We’re coming to the end of another year, so I thought I’d throw out a couple of quick tips to improve your writing.
I hope that, if you are a writer, 2017 has been a creative and rewarding year. But what if it wasn’t? What if it was a real struggle? How can we minimise this for you in 2018?
I don’t know. I don’t have any real answers, and you just be sceptical of anyone who claims to have tidy and neat solutions. If you follow this blog, you probably already know that I’m not a fan of “rules” for writing, so just see these as suggestions that may or may not work for you. Enjoy!
Write Every Day
Consistency is king when you’re working on a more ambitious writing project. Writing every day, even if it’s not much, can really take you to the next level. You think you don’t have time? Just write a few hundred words. Just a couple of paragraphs. Even one paragraph. Just a sentence! Anything.
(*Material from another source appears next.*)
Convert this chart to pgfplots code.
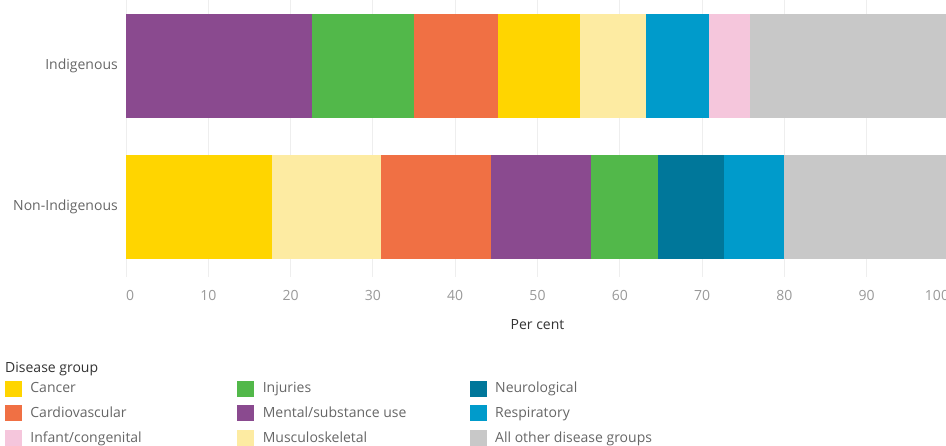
\documentclass[border=0pt]{standalone}
\usepackage{fontspec}
\setmainfont{Open Sans}
\usepackage{pgfplots}
\pgfplotsset{compat=1.18}
\definecolor{cCancer}{HTML}{FFD500}
\definecolor{cCardio}{HTML}{F07044}
\definecolor{cInfant}{HTML}{F5C6DC}
\definecolor{cInjuries}{HTML}{52B84A}
\definecolor{cMental}{HTML}{8A4A8F}
\definecolor{cMusculo}{HTML}{FDEBA2}
\definecolor{cNeuro}{HTML}{00779A}
\definecolor{cResp}{HTML}{009BCB}
\definecolor{cOther}{HTML}{C8C8C8}
\definecolor{tickgrey}{HTML}{999999}
\definecolor{labgrey}{HTML}{666666}
\definecolor{gridgrey}{HTML}{EEEEEE}
\definecolor{darktext}{HTML}{333333}
\newcommand{\fs}{\fontsize{14}{16}\selectfont}
\begin{document}
\begin{tikzpicture}
\path[use as bounding box] (0pt,0pt) rectangle (946pt,445pt);
\clip (0pt,0pt) rectangle (946pt,445pt);
\pgfplotsset{
  base/.style={
    at={(126pt,168.25pt)}, anchor=south west,
    scale only axis, width=823pt, height=280.75pt,
    xmin=0, xmax=100, ymin=-0.5, ymax=1.5,
    xbar stacked, bar width=104pt,
    axis line style={draw=none}, tick style={draw=none},
  },
  seg/.style={fill=#1, draw=none, forget plot},
}
% Indigenous stack (with axes, grid, labels, legend)
\begin{axis}[base,
  xtick={0,10,...,100},
  xticklabels={\rlap{0},10,20,30,40,50,60,70,80,90,\llap{100}},
  xmajorgrids, major grid style={gridgrey, line width=1pt},
  ytick={0,1}, yticklabels={Non-Indigenous, Indigenous},
  /pgf/number format/assume math mode=true,
  xticklabel style={font=\fs, text=tickgrey, anchor=north, yshift=-10pt},
  yticklabel style={font=\fs, text=labgrey, anchor=east, inner sep=0pt, xshift=-8pt},
  xlabel={Per cent},
  xlabel style={font=\fs, text=darktext, at={(axis description cs:0.5,0)}, anchor=center, yshift=-48pt},
  legend columns=3,
  legend style={at={(axis description cs:-0.1470,-0.3700)}, anchor=north west,
    draw=none, fill=none, inner sep=0pt, outer sep=0pt,
    font=\fs, text=labgrey,
    nodes={inner sep=0pt, text height=11pt, text depth=3.5pt},
    row sep=9.3pt,
    /tikz/every odd column/.append style={column sep=9pt},
    /tikz/every even column/.append style={column sep=6pt}},
  legend cell align=left,
]
\addplot[seg=cMental] coordinates {(22.6,1)};
\addplot[seg=cInjuries] coordinates {(12.4,1)};
\addplot[seg=cCardio] coordinates {(10.2,1)};
\addplot[seg=cCancer] coordinates {(10.0,1)};
\addplot[seg=cMusculo] coordinates {(8.0,1)};
\addplot[seg=cResp] coordinates {(7.6,1)};
\addplot[seg=cInfant] coordinates {(5.0,1)};
\addplot[seg=cOther] coordinates {(24.2,1)};
\addlegendimage{legend image code/.code={\fill[cCancer] (0pt,-7pt) rectangle (16pt,8pt);}}
\addlegendentry{\makebox[201pt][l]{Cancer}}
\addlegendimage{legend image code/.code={\fill[cInjuries] (0pt,-7pt) rectangle (16pt,8pt);}}
\addlegendentry{\makebox[201pt][l]{Injuries}}
\addlegendimage{legend image code/.code={\fill[cNeuro] (0pt,-7pt) rectangle (16pt,8pt);}}
\addlegendentry{\makebox[201pt][l]{Neurological}}
\addlegendimage{legend image code/.code={\fill[cCardio] (0pt,-7pt) rectangle (16pt,8pt);}}
\addlegendentry{\makebox[201pt][l]{Cardiovascular}}
\addlegendimage{legend image code/.code={\fill[cMental] (0pt,-7pt) rectangle (16pt,8pt);}}
\addlegendentry{\makebox[201pt][l]{Mental/substance use}}
\addlegendimage{legend image code/.code={\fill[cResp] (0pt,-7pt) rectangle (16pt,8pt);}}
\addlegendentry{\makebox[201pt][l]{Respiratory}}
\addlegendimage{legend image code/.code={\fill[cInfant] (0pt,-7pt) rectangle (16pt,8pt);}}
\addlegendentry{\makebox[201pt][l]{Infant/congenital}}
\addlegendimage{legend image code/.code={\fill[cMusculo] (0pt,-7pt) rectangle (16pt,8pt);}}
\addlegendentry{\makebox[201pt][l]{Musculoskeletal}}
\addlegendimage{legend image code/.code={\fill[cOther] (0pt,-7pt) rectangle (16pt,8pt);}}
\addlegendentry{\makebox[201pt][l]{All other disease groups}}
\end{axis}
% Non-Indigenous stack
\begin{axis}[base, hide axis]
\addplot[seg=cCancer] coordinates {(17.8,0)};
\addplot[seg=cMusculo] coordinates {(13.2,0)};
\addplot[seg=cCardio] coordinates {(13.35,0)};
\addplot[seg=cMental] coordinates {(12.15,0)};
\addplot[seg=cInjuries] coordinates {(8.2,0)};
\addplot[seg=cNeuro] coordinates {(8.0,0)};
\addplot[seg=cResp] coordinates {(7.3,0)};
\addplot[seg=cOther] coordinates {(20.0,0)};
\end{axis}
\node[anchor=west, font=\fs, text=darktext, inner sep=0pt] at (5pt,76pt) {Disease group};
\end{tikzpicture}
\end{document}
Writing just a little bit each day helps put you into a routine, where you’re used to writing each day. It’s almost like a form of Pavlovian conditioning on yourself. Slipping behind on your writing deadlines? Even if they’re self-imposed? Give this a go.
Read Every Day
The best writers are solid readers. You don’t have to be really conscientious. Don’t worry about writing down special passages and making notes about styles and form that you like. You might end up just imitating them in bland and predictable ways. Just absorb other people’s work. The good stuff will stay in your mind subconsciously. And when you start adding this stuff into your own work, you’ll probably find it’ll come out as a more creative variation of the work. As Picasso said, “all artists copy. Great artists steal.”
Don’t Edit As You Write
When you write, just write. I know it’s tempting to tweak as you go, but try and resist that. Getting stuff out of your head and onto the page is hard enough. Don’t make it impossible by trying to do it elegantly the first time around. Even if you do edit as you go, you’ll find that you probably will still go back and edit later anyway, because your first pass at editing wasn’t good enough.
I personally do a little light editing after writing chunks of work. Then the real edit happens after the first draft is done. It makes the whole process faster, and I don’t get bogged down in re-writing something that’s not even properly written yet. Editing as you go makes it even harder to remove things that I’ve written previously, which is something you’ll often need to do.
Anyway, these little power-up tips might work for you or they might not. But there’s little harm in trying out something knew. Either way, good luck in your upcoming writing projects!